REQUIREMENTS: Give again only the lines running from the one with "Generate a Python" through the one with "metals = ['Cd', 'Cu', 'Pb', 'Zn']", inclusive. Omit every picture.

Plotting code records
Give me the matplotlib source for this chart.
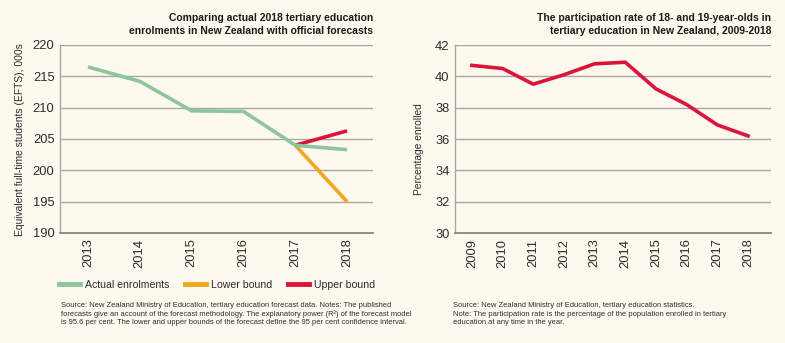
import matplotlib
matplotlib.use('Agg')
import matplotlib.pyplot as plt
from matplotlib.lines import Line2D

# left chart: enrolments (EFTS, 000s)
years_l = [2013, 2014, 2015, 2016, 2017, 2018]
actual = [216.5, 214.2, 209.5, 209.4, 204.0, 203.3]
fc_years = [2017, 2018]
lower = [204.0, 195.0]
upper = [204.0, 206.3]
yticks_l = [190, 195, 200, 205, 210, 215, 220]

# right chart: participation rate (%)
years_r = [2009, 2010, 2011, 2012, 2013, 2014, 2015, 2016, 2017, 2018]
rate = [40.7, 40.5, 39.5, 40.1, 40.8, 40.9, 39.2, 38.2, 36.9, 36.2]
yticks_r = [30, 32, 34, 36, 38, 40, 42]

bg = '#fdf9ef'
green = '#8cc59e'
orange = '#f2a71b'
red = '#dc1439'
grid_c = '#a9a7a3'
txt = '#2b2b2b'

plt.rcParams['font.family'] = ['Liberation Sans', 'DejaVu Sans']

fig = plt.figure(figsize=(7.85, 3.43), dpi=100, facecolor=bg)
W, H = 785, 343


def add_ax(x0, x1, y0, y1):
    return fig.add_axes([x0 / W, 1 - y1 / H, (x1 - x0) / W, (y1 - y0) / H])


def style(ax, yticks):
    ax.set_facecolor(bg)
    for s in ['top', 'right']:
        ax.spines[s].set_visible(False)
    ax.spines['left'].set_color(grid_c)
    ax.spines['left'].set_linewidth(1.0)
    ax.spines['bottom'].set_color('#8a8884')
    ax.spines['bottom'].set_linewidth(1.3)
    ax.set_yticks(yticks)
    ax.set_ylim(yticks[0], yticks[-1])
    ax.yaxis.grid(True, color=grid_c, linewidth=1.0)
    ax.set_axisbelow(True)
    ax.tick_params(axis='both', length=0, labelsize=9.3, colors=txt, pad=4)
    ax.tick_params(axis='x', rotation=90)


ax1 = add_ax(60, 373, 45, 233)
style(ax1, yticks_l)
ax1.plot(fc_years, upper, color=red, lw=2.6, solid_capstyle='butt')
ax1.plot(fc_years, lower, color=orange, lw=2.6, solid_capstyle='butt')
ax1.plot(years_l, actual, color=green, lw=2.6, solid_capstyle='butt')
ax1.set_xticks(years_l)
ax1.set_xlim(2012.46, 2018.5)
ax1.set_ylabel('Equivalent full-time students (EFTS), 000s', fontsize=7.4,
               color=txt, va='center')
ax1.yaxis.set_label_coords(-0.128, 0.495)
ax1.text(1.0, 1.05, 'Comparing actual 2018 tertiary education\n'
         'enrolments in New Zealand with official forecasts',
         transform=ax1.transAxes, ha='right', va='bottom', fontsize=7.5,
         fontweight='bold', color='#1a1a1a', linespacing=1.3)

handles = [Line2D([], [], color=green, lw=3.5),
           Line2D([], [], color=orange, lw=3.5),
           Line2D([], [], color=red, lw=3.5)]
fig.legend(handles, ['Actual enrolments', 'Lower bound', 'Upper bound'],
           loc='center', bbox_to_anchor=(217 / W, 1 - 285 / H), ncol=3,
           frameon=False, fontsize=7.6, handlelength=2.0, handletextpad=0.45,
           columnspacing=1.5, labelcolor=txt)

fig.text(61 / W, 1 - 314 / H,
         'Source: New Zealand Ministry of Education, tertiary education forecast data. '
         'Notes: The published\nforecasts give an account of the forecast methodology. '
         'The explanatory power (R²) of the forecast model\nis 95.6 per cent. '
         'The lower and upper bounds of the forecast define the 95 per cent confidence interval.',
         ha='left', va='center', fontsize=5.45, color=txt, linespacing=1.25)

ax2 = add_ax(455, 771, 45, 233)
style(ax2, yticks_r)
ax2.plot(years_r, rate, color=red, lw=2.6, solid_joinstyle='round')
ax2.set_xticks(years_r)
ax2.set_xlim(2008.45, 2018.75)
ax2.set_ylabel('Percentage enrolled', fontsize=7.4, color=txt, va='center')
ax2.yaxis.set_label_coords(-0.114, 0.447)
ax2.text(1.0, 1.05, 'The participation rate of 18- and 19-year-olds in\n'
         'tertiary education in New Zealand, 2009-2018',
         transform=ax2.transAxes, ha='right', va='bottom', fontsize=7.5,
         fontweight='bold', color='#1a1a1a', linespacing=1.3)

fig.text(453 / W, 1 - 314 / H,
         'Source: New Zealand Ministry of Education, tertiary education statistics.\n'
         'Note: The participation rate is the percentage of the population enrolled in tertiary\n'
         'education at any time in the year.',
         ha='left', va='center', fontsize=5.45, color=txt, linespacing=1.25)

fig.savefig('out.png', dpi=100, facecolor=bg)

...

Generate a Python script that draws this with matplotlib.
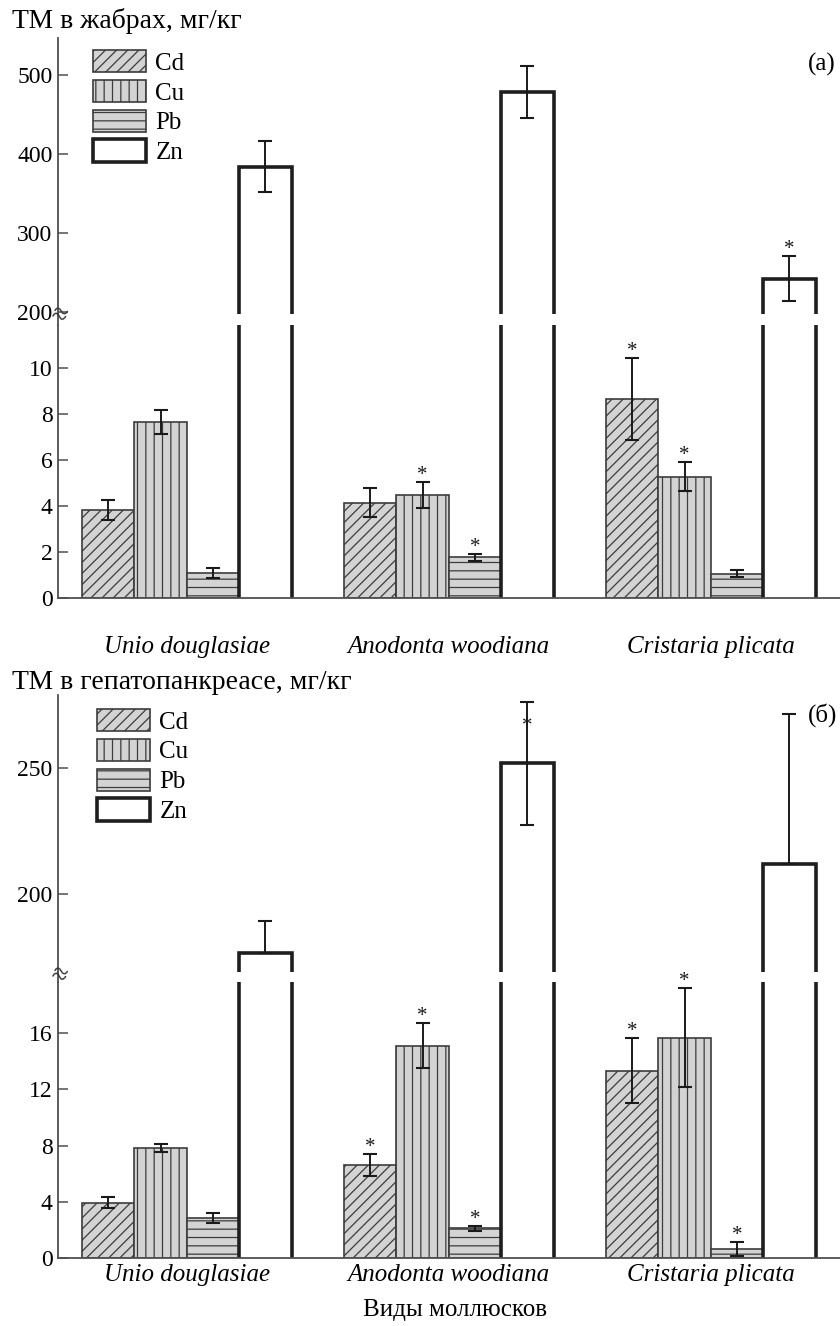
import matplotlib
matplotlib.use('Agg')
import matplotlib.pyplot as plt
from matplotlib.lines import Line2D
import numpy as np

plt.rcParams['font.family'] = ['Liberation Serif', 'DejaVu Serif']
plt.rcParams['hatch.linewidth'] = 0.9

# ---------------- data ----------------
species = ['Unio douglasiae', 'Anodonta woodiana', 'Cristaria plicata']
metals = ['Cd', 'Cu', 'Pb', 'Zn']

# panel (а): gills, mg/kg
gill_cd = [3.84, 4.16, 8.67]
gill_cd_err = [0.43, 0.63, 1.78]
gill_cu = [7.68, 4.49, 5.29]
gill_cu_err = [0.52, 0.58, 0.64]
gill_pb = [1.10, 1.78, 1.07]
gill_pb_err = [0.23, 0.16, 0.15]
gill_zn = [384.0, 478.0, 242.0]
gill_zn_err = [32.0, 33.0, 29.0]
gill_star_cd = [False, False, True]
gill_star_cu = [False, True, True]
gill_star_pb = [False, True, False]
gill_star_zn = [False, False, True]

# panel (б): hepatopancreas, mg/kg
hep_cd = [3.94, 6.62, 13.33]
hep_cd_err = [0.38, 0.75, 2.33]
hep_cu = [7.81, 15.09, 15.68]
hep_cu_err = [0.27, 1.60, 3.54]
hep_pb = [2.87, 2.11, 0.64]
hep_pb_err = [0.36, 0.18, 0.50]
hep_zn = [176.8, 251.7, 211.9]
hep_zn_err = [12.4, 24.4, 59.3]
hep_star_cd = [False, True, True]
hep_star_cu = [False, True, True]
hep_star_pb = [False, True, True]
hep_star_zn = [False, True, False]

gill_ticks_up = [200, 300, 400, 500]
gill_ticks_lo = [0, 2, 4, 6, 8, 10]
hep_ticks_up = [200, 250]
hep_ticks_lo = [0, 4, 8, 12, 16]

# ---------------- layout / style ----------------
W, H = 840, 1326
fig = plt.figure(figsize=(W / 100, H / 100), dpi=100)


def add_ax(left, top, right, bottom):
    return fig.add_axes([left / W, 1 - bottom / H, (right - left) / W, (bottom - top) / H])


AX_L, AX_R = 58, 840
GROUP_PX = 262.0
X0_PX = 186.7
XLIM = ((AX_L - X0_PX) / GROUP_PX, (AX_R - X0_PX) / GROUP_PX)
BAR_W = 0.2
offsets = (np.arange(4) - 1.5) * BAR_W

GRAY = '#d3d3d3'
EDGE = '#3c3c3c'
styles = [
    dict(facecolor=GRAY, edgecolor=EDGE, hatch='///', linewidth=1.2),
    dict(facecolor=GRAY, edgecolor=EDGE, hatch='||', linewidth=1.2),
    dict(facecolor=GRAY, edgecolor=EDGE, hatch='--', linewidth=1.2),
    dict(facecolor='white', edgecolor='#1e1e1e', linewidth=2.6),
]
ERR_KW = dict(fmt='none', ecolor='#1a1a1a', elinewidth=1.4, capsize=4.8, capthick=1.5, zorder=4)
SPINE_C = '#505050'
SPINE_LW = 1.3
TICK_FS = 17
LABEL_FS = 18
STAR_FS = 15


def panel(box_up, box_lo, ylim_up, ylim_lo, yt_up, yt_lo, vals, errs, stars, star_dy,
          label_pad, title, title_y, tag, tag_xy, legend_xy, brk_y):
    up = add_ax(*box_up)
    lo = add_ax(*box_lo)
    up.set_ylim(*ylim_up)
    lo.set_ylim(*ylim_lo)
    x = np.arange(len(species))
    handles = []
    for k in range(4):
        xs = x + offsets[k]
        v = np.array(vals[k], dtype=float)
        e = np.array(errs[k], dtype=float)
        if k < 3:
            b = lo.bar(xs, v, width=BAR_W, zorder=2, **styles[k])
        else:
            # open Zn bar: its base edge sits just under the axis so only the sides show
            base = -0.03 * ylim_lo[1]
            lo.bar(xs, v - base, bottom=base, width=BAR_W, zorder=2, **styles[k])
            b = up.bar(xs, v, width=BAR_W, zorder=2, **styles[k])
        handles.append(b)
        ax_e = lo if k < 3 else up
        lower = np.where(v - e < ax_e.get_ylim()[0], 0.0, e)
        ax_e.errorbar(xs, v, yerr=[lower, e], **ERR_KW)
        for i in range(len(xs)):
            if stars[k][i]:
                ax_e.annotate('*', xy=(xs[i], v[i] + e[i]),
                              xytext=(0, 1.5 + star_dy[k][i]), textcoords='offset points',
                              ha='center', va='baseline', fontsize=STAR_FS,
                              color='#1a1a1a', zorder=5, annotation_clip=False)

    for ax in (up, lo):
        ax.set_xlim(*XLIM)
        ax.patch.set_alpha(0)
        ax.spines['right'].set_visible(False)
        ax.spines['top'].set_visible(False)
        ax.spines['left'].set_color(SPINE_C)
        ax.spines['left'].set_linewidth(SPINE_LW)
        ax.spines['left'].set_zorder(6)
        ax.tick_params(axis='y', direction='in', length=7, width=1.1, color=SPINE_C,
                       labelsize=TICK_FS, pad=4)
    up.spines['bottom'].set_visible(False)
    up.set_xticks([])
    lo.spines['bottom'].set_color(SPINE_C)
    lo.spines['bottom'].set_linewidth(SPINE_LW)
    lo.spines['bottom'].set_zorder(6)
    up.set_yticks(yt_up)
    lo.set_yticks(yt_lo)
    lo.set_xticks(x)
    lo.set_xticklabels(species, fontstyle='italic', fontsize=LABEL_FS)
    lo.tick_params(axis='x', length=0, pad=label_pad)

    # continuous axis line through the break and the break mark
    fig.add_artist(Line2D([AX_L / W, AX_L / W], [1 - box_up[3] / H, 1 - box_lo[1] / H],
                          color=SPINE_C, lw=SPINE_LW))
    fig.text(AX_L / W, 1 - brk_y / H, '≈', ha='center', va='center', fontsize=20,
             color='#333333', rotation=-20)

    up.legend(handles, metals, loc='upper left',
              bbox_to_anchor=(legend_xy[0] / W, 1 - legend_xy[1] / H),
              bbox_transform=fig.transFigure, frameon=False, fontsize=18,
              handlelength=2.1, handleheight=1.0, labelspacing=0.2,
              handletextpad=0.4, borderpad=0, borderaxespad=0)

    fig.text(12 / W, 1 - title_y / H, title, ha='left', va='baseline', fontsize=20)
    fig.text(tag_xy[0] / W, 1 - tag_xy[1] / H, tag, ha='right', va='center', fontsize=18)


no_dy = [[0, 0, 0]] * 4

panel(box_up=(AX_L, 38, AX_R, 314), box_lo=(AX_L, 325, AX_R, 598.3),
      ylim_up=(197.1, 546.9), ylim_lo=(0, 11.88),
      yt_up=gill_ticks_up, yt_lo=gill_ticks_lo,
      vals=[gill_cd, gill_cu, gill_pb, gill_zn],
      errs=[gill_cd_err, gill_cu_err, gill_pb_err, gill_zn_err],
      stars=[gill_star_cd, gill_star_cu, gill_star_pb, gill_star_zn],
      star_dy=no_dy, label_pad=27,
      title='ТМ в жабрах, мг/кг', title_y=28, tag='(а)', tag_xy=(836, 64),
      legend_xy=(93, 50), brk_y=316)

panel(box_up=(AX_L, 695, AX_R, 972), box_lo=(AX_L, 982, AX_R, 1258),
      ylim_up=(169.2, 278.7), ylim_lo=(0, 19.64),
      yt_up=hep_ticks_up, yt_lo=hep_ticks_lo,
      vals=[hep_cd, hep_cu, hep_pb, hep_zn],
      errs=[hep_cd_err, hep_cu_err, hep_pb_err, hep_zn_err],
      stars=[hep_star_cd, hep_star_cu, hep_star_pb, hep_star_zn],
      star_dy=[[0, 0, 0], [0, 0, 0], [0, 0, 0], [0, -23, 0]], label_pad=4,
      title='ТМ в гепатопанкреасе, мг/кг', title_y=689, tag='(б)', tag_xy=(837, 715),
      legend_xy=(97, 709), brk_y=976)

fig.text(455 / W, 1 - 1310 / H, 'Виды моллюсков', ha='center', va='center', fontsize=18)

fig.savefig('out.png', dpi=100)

RIGHT ANSWER:
Generate a Python script that draws this with matplotlib.
import matplotlib
matplotlib.use('Agg')
import matplotlib.pyplot as plt
from matplotlib.lines import Line2D
import numpy as np

plt.rcParams['font.family'] = ['Liberation Serif', 'DejaVu Serif']
plt.rcParams['hatch.linewidth'] = 0.9

# ---------------- data ----------------
species = ['Unio douglasiae', 'Anodonta woodiana', 'Cristaria plicata']
metals = ['Cd', 'Cu', 'Pb', 'Zn']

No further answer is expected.